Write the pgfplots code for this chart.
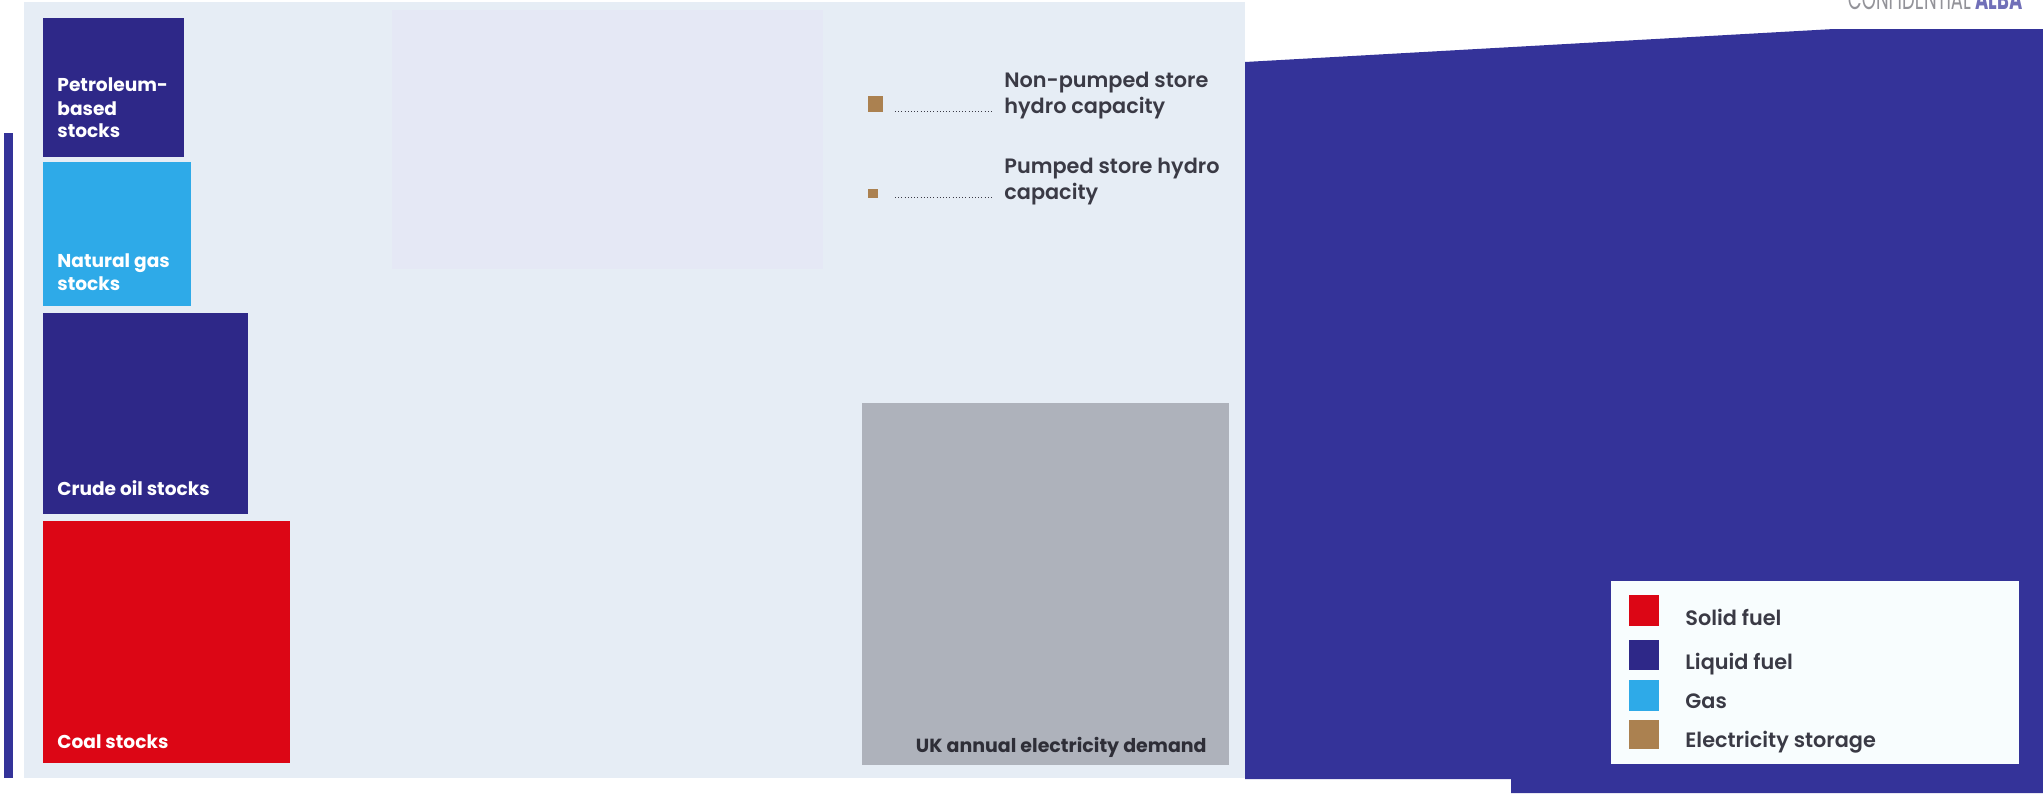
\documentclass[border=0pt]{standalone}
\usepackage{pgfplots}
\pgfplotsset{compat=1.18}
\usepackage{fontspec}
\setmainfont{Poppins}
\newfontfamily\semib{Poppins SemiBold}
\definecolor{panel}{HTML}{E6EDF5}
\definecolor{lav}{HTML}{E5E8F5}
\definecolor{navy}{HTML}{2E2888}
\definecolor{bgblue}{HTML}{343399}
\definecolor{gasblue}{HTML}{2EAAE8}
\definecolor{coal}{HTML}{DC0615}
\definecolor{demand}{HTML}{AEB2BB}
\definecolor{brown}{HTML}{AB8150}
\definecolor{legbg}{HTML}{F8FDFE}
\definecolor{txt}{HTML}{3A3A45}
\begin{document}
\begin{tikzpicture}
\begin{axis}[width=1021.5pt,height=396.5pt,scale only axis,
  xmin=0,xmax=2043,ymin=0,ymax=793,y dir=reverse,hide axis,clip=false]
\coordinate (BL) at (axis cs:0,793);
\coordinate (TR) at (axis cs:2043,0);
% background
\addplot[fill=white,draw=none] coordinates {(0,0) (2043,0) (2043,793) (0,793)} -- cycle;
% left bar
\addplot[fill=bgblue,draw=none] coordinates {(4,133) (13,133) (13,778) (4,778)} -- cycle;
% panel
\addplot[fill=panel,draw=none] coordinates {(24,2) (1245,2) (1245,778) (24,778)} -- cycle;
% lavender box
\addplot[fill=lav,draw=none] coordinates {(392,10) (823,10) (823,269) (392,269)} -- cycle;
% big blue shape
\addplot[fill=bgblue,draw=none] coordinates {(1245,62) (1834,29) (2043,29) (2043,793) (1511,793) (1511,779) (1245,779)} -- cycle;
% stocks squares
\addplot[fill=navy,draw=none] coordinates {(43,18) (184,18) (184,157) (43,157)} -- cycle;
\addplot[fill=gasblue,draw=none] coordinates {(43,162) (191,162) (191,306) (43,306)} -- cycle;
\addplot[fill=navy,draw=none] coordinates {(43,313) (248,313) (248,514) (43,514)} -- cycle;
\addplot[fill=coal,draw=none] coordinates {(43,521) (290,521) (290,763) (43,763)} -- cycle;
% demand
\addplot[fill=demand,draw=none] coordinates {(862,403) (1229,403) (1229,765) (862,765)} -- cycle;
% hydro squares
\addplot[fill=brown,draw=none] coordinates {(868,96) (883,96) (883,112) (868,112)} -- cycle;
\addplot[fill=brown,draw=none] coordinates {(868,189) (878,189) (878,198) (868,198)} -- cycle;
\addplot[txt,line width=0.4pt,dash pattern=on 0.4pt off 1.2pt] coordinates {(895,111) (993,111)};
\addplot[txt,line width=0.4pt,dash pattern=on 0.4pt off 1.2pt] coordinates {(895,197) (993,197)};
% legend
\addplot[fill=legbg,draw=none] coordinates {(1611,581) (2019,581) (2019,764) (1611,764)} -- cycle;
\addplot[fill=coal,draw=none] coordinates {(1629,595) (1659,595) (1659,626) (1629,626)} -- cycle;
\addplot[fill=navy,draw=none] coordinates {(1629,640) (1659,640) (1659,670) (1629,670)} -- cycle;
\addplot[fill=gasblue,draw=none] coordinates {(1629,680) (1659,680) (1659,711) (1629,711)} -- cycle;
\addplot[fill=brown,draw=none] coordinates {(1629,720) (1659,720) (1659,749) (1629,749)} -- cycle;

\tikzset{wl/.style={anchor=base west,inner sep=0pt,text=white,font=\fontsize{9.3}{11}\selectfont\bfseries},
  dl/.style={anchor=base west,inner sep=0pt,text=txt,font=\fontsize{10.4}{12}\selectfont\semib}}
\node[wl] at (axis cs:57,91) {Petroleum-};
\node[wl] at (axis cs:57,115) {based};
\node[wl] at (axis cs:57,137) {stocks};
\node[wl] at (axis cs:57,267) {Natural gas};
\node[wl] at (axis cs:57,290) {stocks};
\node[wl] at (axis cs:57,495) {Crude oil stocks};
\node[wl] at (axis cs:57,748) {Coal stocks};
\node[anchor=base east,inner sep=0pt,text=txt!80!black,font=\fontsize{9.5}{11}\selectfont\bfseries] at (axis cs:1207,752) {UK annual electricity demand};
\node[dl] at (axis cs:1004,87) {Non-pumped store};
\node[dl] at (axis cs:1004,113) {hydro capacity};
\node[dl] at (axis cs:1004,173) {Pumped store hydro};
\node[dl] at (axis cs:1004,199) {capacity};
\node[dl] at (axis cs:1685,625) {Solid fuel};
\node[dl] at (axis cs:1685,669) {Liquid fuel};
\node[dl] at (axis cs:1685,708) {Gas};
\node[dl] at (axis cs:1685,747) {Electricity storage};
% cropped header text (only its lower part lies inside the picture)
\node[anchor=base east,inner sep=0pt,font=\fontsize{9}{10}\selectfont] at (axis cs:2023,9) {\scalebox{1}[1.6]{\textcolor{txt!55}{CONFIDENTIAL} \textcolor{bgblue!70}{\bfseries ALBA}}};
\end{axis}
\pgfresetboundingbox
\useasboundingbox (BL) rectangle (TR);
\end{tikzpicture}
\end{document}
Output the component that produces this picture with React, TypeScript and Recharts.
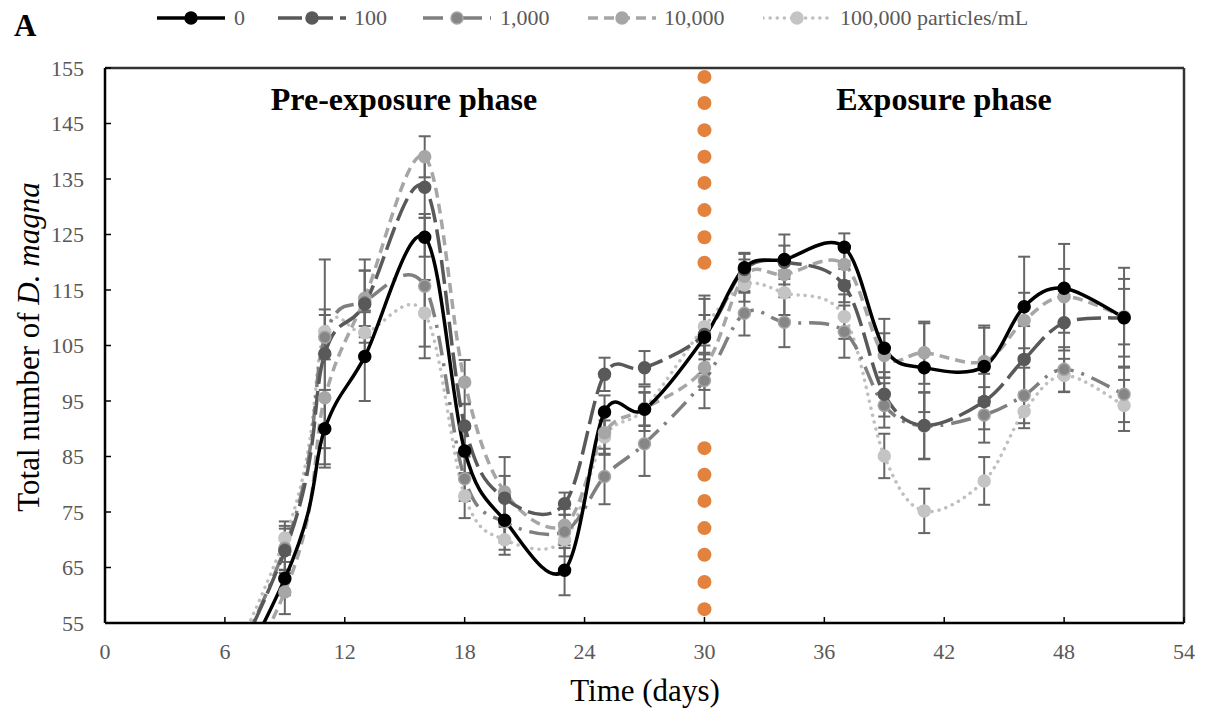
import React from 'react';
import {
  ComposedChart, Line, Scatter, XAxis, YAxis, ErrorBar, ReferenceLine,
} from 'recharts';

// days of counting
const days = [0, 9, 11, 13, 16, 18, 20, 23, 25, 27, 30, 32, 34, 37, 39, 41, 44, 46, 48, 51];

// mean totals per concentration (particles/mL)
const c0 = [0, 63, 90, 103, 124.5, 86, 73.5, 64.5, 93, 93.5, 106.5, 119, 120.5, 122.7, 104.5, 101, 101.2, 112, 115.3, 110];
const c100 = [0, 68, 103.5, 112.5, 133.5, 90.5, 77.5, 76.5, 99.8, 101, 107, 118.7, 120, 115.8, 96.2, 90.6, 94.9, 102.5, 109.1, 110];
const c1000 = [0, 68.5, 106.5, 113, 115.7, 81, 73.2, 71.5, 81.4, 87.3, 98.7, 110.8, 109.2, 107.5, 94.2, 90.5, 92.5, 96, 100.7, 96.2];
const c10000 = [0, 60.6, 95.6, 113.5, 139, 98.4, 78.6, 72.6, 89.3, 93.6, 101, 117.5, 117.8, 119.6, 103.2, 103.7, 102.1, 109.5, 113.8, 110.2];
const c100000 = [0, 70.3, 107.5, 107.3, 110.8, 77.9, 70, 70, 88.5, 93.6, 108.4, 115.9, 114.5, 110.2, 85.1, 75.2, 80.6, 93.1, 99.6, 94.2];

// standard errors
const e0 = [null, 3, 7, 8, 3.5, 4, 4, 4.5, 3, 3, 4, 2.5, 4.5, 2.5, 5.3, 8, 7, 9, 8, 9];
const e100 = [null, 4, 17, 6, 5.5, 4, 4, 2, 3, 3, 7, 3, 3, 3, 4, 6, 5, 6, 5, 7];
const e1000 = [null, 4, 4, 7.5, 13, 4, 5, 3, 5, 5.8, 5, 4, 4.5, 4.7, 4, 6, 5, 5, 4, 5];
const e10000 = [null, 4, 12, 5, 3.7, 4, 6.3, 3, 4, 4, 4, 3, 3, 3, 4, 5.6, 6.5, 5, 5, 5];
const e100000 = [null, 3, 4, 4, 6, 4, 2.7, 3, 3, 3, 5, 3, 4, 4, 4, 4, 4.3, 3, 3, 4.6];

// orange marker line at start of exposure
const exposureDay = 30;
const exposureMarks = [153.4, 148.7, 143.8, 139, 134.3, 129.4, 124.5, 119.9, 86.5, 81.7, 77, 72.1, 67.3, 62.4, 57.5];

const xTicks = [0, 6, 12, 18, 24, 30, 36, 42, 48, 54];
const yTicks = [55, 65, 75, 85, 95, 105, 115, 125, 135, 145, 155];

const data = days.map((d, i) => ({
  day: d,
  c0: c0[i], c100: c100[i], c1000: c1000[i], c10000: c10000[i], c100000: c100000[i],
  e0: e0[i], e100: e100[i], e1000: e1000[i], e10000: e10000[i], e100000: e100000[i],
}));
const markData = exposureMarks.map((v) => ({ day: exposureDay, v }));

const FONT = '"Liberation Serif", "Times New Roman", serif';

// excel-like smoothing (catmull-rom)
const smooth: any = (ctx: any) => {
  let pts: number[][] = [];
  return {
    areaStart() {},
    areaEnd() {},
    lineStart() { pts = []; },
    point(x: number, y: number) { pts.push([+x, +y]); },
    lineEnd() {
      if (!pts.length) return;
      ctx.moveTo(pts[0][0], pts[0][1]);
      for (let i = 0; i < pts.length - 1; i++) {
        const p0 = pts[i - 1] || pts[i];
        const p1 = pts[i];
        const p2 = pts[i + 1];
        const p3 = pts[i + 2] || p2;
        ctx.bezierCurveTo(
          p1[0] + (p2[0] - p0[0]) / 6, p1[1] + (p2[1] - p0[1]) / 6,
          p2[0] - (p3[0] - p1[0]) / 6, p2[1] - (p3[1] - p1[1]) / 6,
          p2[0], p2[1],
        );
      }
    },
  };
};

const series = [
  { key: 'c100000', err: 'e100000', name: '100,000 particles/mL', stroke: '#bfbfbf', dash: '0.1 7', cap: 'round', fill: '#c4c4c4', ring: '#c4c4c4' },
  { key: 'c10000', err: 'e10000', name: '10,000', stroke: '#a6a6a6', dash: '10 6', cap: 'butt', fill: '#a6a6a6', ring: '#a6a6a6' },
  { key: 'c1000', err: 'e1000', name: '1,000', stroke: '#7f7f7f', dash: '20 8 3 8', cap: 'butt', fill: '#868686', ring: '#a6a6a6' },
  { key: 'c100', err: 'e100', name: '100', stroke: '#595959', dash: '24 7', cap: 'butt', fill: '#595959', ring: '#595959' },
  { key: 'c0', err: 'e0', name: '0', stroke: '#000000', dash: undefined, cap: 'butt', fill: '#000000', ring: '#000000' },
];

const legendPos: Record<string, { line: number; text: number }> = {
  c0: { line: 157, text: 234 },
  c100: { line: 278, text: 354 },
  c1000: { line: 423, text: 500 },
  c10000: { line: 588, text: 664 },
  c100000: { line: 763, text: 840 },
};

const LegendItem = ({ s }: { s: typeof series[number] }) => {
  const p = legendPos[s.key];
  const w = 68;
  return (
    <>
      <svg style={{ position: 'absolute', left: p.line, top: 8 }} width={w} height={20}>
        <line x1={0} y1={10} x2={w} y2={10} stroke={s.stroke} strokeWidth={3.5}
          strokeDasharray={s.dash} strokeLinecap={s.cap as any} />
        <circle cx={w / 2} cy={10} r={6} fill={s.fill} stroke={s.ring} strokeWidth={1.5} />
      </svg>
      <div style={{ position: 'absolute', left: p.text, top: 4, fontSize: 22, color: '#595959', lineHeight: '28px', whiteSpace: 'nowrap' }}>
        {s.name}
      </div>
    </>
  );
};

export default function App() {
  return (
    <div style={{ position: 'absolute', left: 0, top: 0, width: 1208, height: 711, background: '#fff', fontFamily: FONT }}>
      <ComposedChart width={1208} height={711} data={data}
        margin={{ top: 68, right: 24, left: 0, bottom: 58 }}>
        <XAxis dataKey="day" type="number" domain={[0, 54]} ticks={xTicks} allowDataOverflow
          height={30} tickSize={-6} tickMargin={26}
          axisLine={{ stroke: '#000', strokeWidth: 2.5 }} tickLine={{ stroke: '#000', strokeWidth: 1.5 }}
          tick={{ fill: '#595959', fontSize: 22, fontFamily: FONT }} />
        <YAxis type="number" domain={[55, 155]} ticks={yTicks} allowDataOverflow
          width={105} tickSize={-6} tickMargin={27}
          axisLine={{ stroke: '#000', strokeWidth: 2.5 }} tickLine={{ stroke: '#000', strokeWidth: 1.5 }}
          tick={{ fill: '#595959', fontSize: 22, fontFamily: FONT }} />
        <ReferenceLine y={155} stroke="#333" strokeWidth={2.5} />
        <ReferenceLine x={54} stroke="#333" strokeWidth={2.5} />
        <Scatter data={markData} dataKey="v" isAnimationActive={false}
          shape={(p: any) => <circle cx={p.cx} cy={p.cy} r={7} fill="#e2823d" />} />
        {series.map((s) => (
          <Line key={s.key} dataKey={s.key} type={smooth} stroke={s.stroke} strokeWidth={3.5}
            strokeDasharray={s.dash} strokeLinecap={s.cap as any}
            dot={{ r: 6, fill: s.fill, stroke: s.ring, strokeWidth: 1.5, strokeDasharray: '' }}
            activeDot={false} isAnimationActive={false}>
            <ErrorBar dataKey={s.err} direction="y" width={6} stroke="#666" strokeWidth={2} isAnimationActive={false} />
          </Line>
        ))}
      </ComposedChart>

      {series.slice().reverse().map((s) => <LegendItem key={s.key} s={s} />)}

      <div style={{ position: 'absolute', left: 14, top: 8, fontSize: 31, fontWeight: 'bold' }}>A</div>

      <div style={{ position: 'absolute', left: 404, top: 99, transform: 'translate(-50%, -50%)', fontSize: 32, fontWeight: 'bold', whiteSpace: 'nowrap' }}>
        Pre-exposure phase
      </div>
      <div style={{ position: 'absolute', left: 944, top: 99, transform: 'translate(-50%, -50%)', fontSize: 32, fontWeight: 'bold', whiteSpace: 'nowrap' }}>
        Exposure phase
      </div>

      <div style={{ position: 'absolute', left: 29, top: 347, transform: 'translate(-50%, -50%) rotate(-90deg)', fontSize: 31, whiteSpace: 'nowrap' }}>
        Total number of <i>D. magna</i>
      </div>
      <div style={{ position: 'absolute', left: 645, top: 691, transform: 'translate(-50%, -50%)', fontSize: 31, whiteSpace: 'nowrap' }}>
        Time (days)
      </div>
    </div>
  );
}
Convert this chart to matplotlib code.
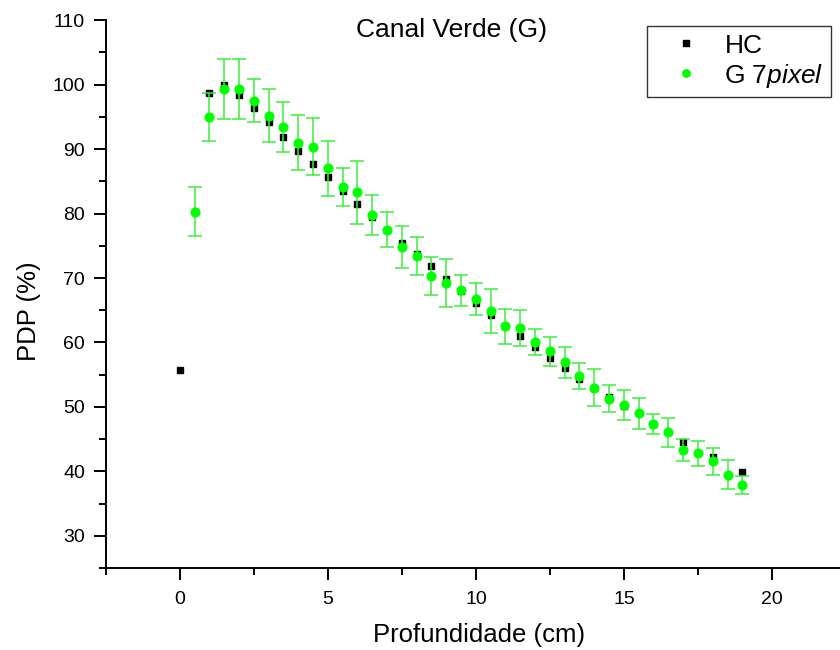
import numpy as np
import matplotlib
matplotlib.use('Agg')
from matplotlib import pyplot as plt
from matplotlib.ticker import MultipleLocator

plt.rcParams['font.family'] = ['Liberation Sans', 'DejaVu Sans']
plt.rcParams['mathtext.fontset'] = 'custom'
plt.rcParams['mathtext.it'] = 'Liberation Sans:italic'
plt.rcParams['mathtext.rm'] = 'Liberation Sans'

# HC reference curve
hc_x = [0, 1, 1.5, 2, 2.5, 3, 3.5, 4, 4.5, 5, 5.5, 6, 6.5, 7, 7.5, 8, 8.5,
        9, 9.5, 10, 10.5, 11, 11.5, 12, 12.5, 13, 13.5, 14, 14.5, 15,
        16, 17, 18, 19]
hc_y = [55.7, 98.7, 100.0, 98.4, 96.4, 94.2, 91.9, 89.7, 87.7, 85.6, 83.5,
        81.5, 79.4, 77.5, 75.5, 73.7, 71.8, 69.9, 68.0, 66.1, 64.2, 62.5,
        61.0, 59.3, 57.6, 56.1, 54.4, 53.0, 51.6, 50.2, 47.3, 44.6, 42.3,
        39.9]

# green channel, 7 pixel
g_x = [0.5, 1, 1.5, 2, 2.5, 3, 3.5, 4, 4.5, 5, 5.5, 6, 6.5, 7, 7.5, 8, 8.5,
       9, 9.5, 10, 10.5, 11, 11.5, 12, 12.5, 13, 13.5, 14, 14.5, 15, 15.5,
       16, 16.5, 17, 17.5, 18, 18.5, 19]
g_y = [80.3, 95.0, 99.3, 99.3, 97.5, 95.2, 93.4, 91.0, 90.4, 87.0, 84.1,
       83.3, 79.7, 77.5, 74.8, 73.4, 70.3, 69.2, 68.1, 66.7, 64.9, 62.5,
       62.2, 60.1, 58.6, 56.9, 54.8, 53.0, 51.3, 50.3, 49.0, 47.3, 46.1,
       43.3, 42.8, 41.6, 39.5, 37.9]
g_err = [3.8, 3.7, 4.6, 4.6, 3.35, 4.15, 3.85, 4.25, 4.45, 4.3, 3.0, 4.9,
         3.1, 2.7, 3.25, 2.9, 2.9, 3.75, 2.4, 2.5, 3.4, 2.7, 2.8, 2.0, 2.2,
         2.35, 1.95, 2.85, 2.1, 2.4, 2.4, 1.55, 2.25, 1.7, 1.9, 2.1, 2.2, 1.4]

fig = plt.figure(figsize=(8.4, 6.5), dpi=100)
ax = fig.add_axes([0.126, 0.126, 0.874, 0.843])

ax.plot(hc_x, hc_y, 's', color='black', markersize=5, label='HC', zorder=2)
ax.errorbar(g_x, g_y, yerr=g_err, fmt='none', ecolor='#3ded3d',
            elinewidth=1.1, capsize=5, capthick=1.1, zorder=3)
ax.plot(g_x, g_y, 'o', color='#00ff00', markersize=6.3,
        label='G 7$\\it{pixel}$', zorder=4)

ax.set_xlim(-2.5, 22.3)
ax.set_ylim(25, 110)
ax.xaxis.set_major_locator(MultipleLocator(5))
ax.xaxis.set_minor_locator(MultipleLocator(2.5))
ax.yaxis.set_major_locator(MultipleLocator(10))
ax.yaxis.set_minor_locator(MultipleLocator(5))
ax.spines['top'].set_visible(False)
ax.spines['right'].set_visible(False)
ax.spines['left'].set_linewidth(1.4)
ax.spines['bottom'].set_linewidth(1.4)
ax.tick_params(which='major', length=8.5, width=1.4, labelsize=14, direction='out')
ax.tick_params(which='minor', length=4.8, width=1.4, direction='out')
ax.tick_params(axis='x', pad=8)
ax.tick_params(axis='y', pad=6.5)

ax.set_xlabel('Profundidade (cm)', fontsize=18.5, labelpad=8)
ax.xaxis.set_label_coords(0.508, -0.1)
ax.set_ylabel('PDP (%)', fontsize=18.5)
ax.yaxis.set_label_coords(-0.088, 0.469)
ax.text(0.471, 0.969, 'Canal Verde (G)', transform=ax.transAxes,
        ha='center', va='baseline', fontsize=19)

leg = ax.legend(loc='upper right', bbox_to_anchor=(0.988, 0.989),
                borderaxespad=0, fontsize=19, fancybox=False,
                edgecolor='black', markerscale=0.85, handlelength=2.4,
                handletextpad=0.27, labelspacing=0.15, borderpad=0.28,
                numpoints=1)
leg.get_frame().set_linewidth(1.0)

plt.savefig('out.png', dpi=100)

SHORT TASK
Count every line above that holds the string "this" and give the total, nothing more.

REPLY TO THE EXERCISE
3